ティン・パン・アレーのSIDEWAYS

季節が流れていく。音楽が聴こえてくる。

恋する「異議の申し立て方」。

tinpan19732008-12-12

先週はコンサートをたくさん聴きに行った。
今週は講演会をたくさん聴きに行っている。


講演会、仕事絡みである。私は広告界の端っこ(SIDEWAY)に
棲息しており、今週は二日連続で講演会を聴講した。
ひとつは、著名広告クリエイターと著名放送作家の対談。
もうひとつは、新進気鋭コミュニケーション・デザイナーと
新進気鋭建築家の対談。


どちらも面白かったが、特に新進気鋭のお二方の対談が興味深かった。
この建築家のお名前は、中村拓志氏。
NHKトップランナー』やTBS『情熱大陸』にもご出演されているので、
ご存じの人も多いはずだ。とにかくお話が面白かった。
対談が終わって即、書店へ走り著作『恋する建築』を買い求めた。


「巨匠スケッチによる“上から目線”の建築でなく、
 内側からつくっていきたい」
「最後に余白をつくる」
「森は、単なる保存の対象ではない。昔の“里山”のように
 森の英知をどう享受していくかが大切だと思う」
「環境問題と資本主義との交点を探す」


興味深い発言が次々と飛び出した。
落ち着いた口調で鋭いことをおっしゃる。
世の中に対する「異議の申し立て方」が上手いのだと思った。
私は、とにかく、カルチャー分野の人に対して、
「異議の申し立て方」が上手いと思われる人を
好きになる傾向があると思った。


こうしたお話を伺っていると、いつでも私は20代の自分に戻れる。
カルチャー分野への好奇心があって、
でも、どれも齧るだけで、特化して究めようという気概も根気もなかった。
ただ聴いているだけで気持ちが良くなって、
自分が研ぎ澄まされていく気がしていた。


考えてみれば、中村拓志氏は私より年下なのである。
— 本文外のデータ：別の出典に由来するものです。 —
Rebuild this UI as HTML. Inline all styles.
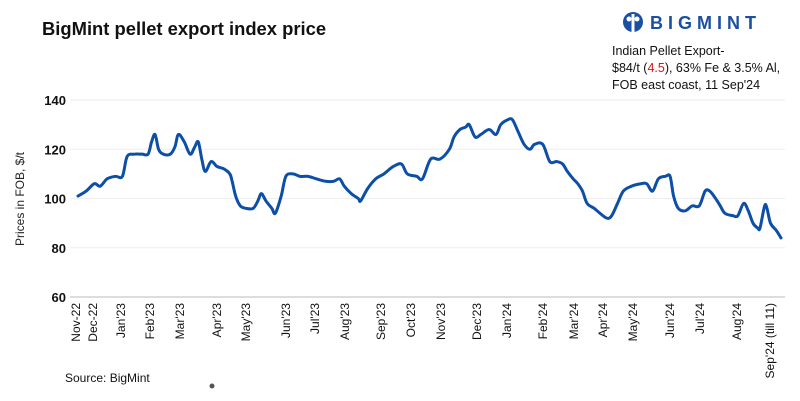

10歳以上も…。
いや、しかし、年齢は関係ないのだろう。
Web等の進化により、情報を手軽に検索し取り出せる時代、
過去の経験知を効率的に吸収することができるようになった時代、
「以前ほど、年齢は大きな意味を持たなくなった」
と、講演会の中で中村氏も話されていたと思う。


そういえば、このお二人も私より年下なのであるが…、
キリンジの音楽に対して抱くリスペクトと同じような気持ちを
中村拓志氏のお話と著作に感じた。
キリンジも、世の中の主流である音楽シーンに対して、
独自の切り口と完成度で異議を申し立てていると思う。


「運をモノにするにはどうすればいいでしょう?」
セミナーの最後に参加者が質問した。
「自分に自信を持つことと、人との出会いを大事にすることだと思います」。
至極シンプルな答えを、たまらなく奥深く感じた、ある日の午後だった。